SpaceX Seattle Satellite Venture: Recruiting for a City on Mars

(Updated to include video)

In the weeks immediately following the end of the college football season, coaching staffs undertake what may be the hardest part of the year, convincing hyper talented all stars to come be a part of their program. For big time programs with big time ambitions, that often means staging elaborate productions where recruits are dazzled with visions of a championship run.

For team SpaceX, and its vision of establishing a second branch of human civilization on Mars, Friday night in Seattle, Washington had a great deal in common with one of those recruiting extravaganzas. The setting for the media free event was the Seattle Center where SpaceX founder Elon Musk used the backdrop of reentry scarred Dragon CRS-2 spacecraft in his effort to attract the best engineering talent possible to a new SpaceX office in nearby Redmond. While reporters weren’t allowed in, those in attendance had their cellphones, and the tweets told the story. The goal is audacious; to begin designing a massive constellation of very high tech satellites which will offer Internet communications on a global scale, and in doing so generate the income necessary to develop a city on Mars.

YouTube video of the event posted by “Cliff O”

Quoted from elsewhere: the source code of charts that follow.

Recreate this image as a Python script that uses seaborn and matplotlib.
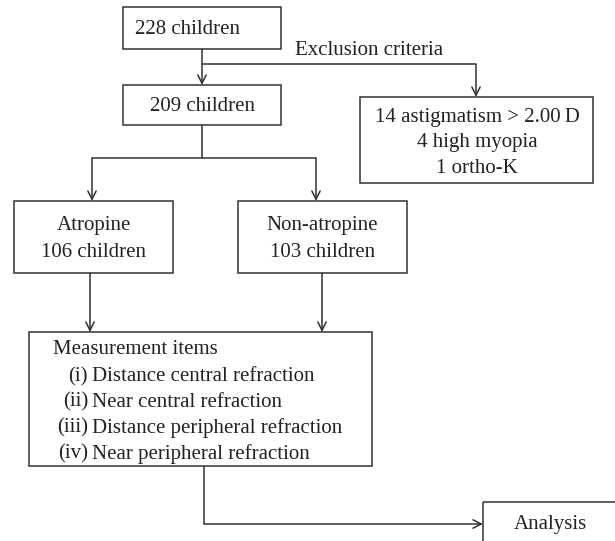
import seaborn as sns
import matplotlib.pyplot as plt
import matplotlib.patches as patches

# counts shown in the flow chart
total_children = 228
included_children = 209
group_names = ["Atropine", "Non-atropine"]
group_counts = [106, 103]
exclusion_counts = [14, 4, 1]
exclusion_reasons = ["astigmatism > 2.00\u2009D", "high myopia", "ortho-K"]
item_numerals = ["(i)", "(ii)", "(iii)", "(iv)"]
item_names = ["Distance central refraction", "Near central refraction",
              "Distance peripheral refraction", "Near peripheral refraction"]

sns.set_theme(style="white")
plt.rcParams['font.family'] = ['Liberation Serif', 'DejaVu Serif']

LC = '#333333'
FS = 15

fig = plt.figure(figsize=(6.15, 5.41), dpi=100)
ax = fig.add_axes([0, 0, 1, 1])
ax.set_xlim(0, 615)
ax.set_ylim(541, 0)
ax.axis('off')


def box(x0, y0, x1, y1):
    ax.add_patch(patches.Rectangle((x0, y0), x1 - x0, y1 - y0, fill=False,
                                   edgecolor=LC, lw=1.1))


def line(xs, ys):
    ax.plot(xs, ys, color=LC, lw=1.1, solid_capstyle='butt')


def arrow(x0, y0, x1, y1):
    ax.annotate('', xy=(x1, y1), xytext=(x0, y0),
                arrowprops=dict(arrowstyle='->', color=LC, lw=1.1,
                                mutation_scale=15, shrinkA=0, shrinkB=0))


def txt(x, y, s, ha='center'):
    # small downward nudge: va='center' counts the descender
    ax.text(x, y + 2.5, s, ha=ha, va='center', fontsize=FS, color='#222222')


# top boxes
box(123, 7, 281, 49)
txt(135, 27, f"{total_children} children", ha='left')
arrow(202, 49, 202, 85)
box(123, 85, 281, 125)
txt(202, 104, f"{included_children} children")

# exclusion branch
line([202, 476], [64, 64])
arrow(476, 64, 476, 97)
txt(295, 48, "Exclusion criteria", ha='left')
box(360, 97, 593, 183)
for i, (n, r) in enumerate(zip(exclusion_counts, exclusion_reasons)):
    txt(477, 115 + i * 25.5, f"{n} {r}")

# groups
line([202, 202], [125, 158])
line([92, 316], [158, 158])
gx = [(14, 173), (238, 407)]
arrow(92, 158, 92, 201)
arrow(316, 158, 316, 201)
for (x0, x1), name, cnt in zip(gx, group_names, group_counts):
    box(x0, 201, x1, 273)
    cx = (x0 + x1) / 2
    txt(cx, 223, name)
    txt(cx, 250, f"{cnt} children")

# measurement items
arrow(90, 273, 90, 332)
arrow(322, 273, 322, 332)
box(29, 332, 372, 466)
txt(53, 347, "Measurement items", ha='left')
for i, (num, name) in enumerate(zip(item_numerals, item_names)):
    y = 374 + i * 25.7
    txt(88, y, num, ha='right')
    txt(92, y, name, ha='left')

# analysis
line([204, 204], [466, 524])
arrow(204, 524, 483, 524)
box(483, 502, 700, 600)
txt(514, 522, "Analysis", ha='left')

fig.savefig('out.png', dpi=100)
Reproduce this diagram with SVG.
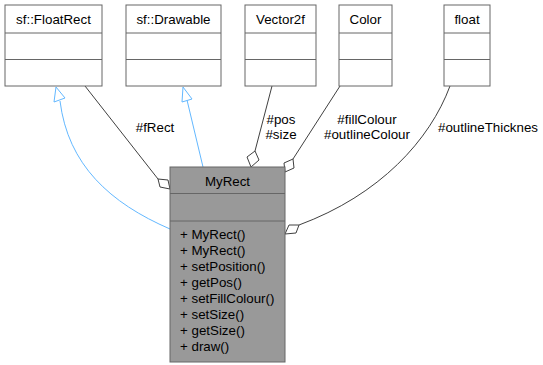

Absent the Mars part, it was the second such venture announced in the same week, coming days after OneWeb announced a partnership with Virgin Galactic and Qualcomm to do much the same thing. The Seattle event made it clear however, that despite earlier reports to the contrary, OneWeb founder Greg Wyler and Elon Musk who are friends, will not be working together. In other words, the near future may seen two competing space based broadband platforms, marked by what Musk characterized as considerable technology differences.

OneWeb, which already has the spectrum rights necessary to offer its service appears almost certain to enter the marketplace first, but the SpaceX venture, for which Musk uncharacteristically sought to dampen expectations for a timeline, may be the true game changer. Based on a series of several enigmatic comments regarding the effort, it appears that SpaceX may be looking at using laser based transmissions for a fleet which could eventually total a stunning 4,000 satellites.

In 2013, NASA demonstrated laser based data transmissions from the LADEE spacecraft orbiting the Moon, and in recent months has undertaken the first such experiments from the International Space Station using the OPALS experiment, which was launched aboard the SpaceX CRS-3 Dragon.

As Innerspace pointed out when news of the satellite venture first broke, SpaceX, which keeps its compass pointed at Mars, would no doubt see the utility in perfecting a communications infrastructure which ultimately extends just that far. With the added news that the purpose is to actually fund a settlement on Mars, the means of achieving that vision is slowly coming into focus, even if there are not many details forthcoming about the satellites, or the services they would offer. It may be that many of the specifics are not worked out yet, and the goal, like that of some coaches, is to concentrate as much talent as you can possibly get, and then figure out if you’re going to run the 3-4. One thing seems clear, the design of the satellites will be iterative, and based on the track record of both SpaceX and Tesla, steady improvement rather than fixed capacity will be the norm, with the final product looking quite a bit better than the first edition. As for the marketing, that may be the easy part. Given the choice, and a fair price, who wouldn’t want their Internet communications provider to be using the profits to fund a city on Mars?  Fans other planets perhaps?

In the meantime, there is this practical point to consider. While the daily routine of life on another planet may be tough to envision, one thing remains constant. People need to work, and they need to earn money. A thoroughly robust communications link between Mars and Earth would allow many future colonists to earn their living from their employers much as they do today, via computers or programming them, on-line and at a distance.

Mundane perhaps, but an entire city population can’t spend its time digging up ice, inflating domes and tending the hydroponics. You can bet Elon Musk understands this as well, and it is no accident that with his new venture, the SpaceX founder is supplying the answer to a question any would-be pioneer might expect to be asked “what would you do on Mars?” Simple, cue the Dolly Parton, cause its “9-5” baby, and then off to tend the hydroponics.